I think Mr. eskimo mighta forgotten to take the yolks out of the eggs the way he was describing that recipe. But maybe not. Everyone knows you can't have yolks in meringue, dweeber.
“Now I gotta go slather that meringue stuff on my flavored snow sponge cake contraption. But shoot, I gotta make my eskimo oven really hot because if I don't it will have to be in there cooking for too long and it will be baked alaska soup, which I can already tell would suck. Lucky for me meringue is a great insulator, so that means it's programmed to keep that heat out.

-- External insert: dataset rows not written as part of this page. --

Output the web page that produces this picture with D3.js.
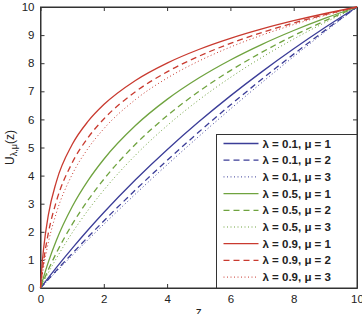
<!DOCTYPE html>
<html>
<head>
<meta charset="utf-8">
<script src="https://cdn.jsdelivr.net/npm/d3@7"></script>
<style>
  body { margin: 0; background: #fff; }
  text { font-family: "Liberation Sans", Arial, sans-serif; fill: #222; }
  .axis text { font-size: 11.5px; }
  .axis path, .axis line { stroke: #333; }
</style>
</head>
<body>
<div id="chart"></div>
<script>
const width = 362, height = 314;
const margin = { top: 7, right: 5, bottom: 26, left: 40.5 };
const innerWidth = width - margin.left - margin.right;
const innerHeight = height - margin.top - margin.bottom;

// z sample points
const zValues = [0, 0.05, 0.1, 0.25, 0.5, 1, 1.5, 2, 3, 4, 5, 6, 7, 8, 9, 10];

// U values per curve (lambda, mu)
const u01m1 = [0, 0.074, 0.148, 0.367, 0.724, 1.41, 2.063, 2.686, 3.85, 4.921, 5.913, 6.837, 7.70, 8.512, 9.277, 10];
const u01m2 = [0, 0.063, 0.125, 0.312, 0.620, 1.224, 1.812, 2.385, 3.489, 4.542, 5.548, 6.511, 7.435, 8.323, 9.177, 10];
const u01m3 = [0, 0.059, 0.117, 0.293, 0.582, 1.154, 1.716, 2.268, 3.344, 4.385, 5.392, 6.369, 7.316, 8.236, 9.13, 10];
const u05m1 = [0, 0.203, 0.397, 0.931, 1.691, 2.891, 3.821, 4.582, 5.781, 6.712, 7.472, 8.115, 8.672, 9.163, 9.603, 10];
const u05m2 = [0, 0.138, 0.272, 0.657, 1.245, 2.263, 3.123, 3.869, 5.114, 6.131, 6.992, 7.737, 8.394, 8.982, 9.514, 10];
const u05m3 = [0, 0.113, 0.224, 0.546, 1.051, 1.962, 2.765, 3.484, 4.727, 5.778, 6.689, 7.492, 8.211, 8.861, 9.454, 10];
const u09m1 = [0, 0.824, 1.423, 2.613, 3.779, 5.105, 5.928, 6.527, 7.387, 8.005, 8.488, 8.884, 9.22, 9.511, 9.769, 10];
const u09m2 = [0, 0.530, 0.970, 1.969, 3.079, 4.453, 5.348, 6.014, 6.985, 7.691, 8.246, 8.703, 9.093, 9.431, 9.731, 10];
const u09m3 = [0, 0.407, 0.764, 1.630, 2.668, 4.037, 4.964, 5.667, 6.705, 7.469, 8.074, 8.574, 9.001, 9.374, 9.704, 10];

const seriesLabels = [
  "λ = 0.1, μ = 1", "λ = 0.1, μ = 2", "λ = 0.1, μ = 3",
  "λ = 0.5, μ = 1", "λ = 0.5, μ = 2", "λ = 0.5, μ = 3",
  "λ = 0.9, μ = 1", "λ = 0.9, μ = 2", "λ = 0.9, μ = 3"
];
const seriesValues = [u01m1, u01m2, u01m3, u05m1, u05m2, u05m3, u09m1, u09m2, u09m3];

const xTicks = [0, 2, 4, 6, 8, 10];
const yTicks = [0, 1, 2, 3, 4, 5, 6, 7, 8, 9, 10];

// style per lambda (colour) and mu (dash)
const colors = ["#3b3d98", "#6fa33f", "#c93a2f"];
const dashes = [null, "6,4", "1,2.5"];

const svg = d3.select("#chart").append("svg")
  .attr("width", width).attr("height", height);

const g = svg.append("g").attr("transform", `translate(${margin.left},${margin.top})`);

const x = d3.scaleLinear().domain([0, 10]).range([0, innerWidth]);
const y = d3.scaleLinear().domain([0, 10]).range([innerHeight, 0]);

// axes, ticks pointing inward like matlab
g.append("g").attr("class", "axis")
  .attr("transform", `translate(0,${innerHeight})`)
  .call(d3.axisBottom(x).tickValues(xTicks).tickSizeInner(-4).tickSizeOuter(0).tickPadding(7));
g.append("g").attr("class", "axis")
  .call(d3.axisLeft(y).tickValues(yTicks).tickSizeInner(-4).tickSizeOuter(0).tickPadding(6));
g.append("g").attr("class", "axis")
  .call(d3.axisTop(x).tickValues(xTicks).tickSizeInner(-4).tickSizeOuter(0).tickFormat(""));
g.append("g").attr("class", "axis")
  .attr("transform", `translate(${innerWidth},0)`)
  .call(d3.axisRight(y).tickValues(yTicks).tickSizeInner(-4).tickSizeOuter(0).tickFormat(""));

g.append("rect")
  .attr("width", innerWidth).attr("height", innerHeight)
  .attr("fill", "none").attr("stroke", "#333");

// curves
const line = d3.line()
  .x((d, i) => x(zValues[i]))
  .y(d => y(d))
  .curve(d3.curveMonotoneX);

seriesValues.forEach((vals, k) => {
  g.append("path")
    .datum(vals)
    .attr("d", line)
    .attr("fill", "none")
    .attr("stroke", colors[Math.floor(k / 3)])
    .attr("stroke-width", k % 3 === 2 ? 1 : 1.3)
    .attr("stroke-dasharray", dashes[k % 3]);
});

// legend
const legX = 216.5 - margin.left, legY = 134.5 - margin.top;
const legW = innerWidth - legX, legH = innerHeight - legY;
const legend = g.append("g").attr("transform", `translate(${legX},${legY})`);
legend.append("rect")
  .attr("width", legW).attr("height", legH)
  .attr("fill", "#fff").attr("stroke", "#333");

seriesLabels.forEach((lab, k) => {
  const ly = 9 + k * 16.7;
  legend.append("line")
    .attr("x1", 7).attr("x2", 42).attr("y1", ly).attr("y2", ly)
    .attr("stroke", colors[Math.floor(k / 3)])
    .attr("stroke-width", k % 3 === 2 ? 1 : 1.3)
    .attr("stroke-dasharray", dashes[k % 3]);
  legend.append("text")
    .attr("x", 46).attr("y", ly + 4)
    .style("font-size", "11.5px")
    .style("font-weight", "bold")
    .text(lab);
});

// axis labels
svg.append("text")
  .attr("x", margin.left + x(5)).attr("y", height + 2)
  .attr("text-anchor", "middle")
  .style("font-size", "12px")
  .text("z");

const yl = svg.append("text")
  .attr("transform", `translate(14,${margin.top + y(5)}) rotate(-90)`)
  .attr("text-anchor", "middle")
  .style("font-size", "12px");
yl.append("tspan").text("U");
yl.append("tspan").attr("dy", 3).style("font-size", "9px").text("λ,μ");
yl.append("tspan").attr("dy", -3).text("(z)");
</script>
</body>
</html>
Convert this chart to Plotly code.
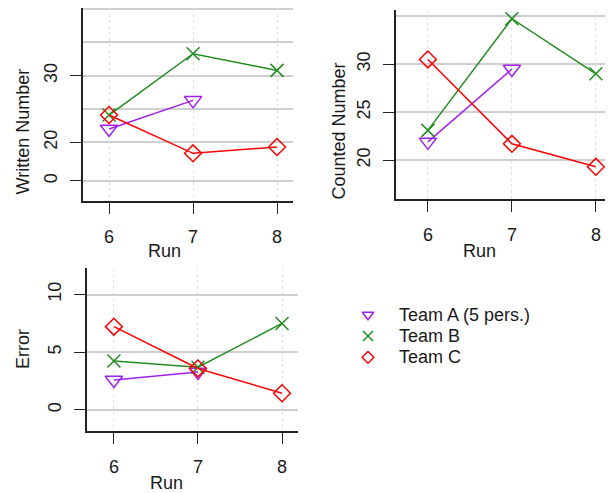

Heck I don't know why they haven't put meringue inside the walls of houses instead of that pink cotton candy stuff that's in my grandma's house that always gives me a stomach ache when I eat it. So ya I throw that contraption in the oven, wait about 3 minutes and poof all done. Now what am I gonna call this thing. It's gotta be something really catchy and magical. How about 'yummy igloo food'? Naw. 'a tiny house I can eat'? Nope, don't be crazy. 'This stuff's gonna kill my teeth'. Get a life. Okay I guess I'll call it Baked Alaska!”
So that's the story of a baked Alaska. Guess he didn't forget to remove the yolks after all folks. If you follow this ancient eskimo's recipe you should be on your jolly way to Baked Alaska land in no time. Maybe you can crumble some of those daily vitamins on top and make it a health breakfast option tomorrow. For now, Good Morning!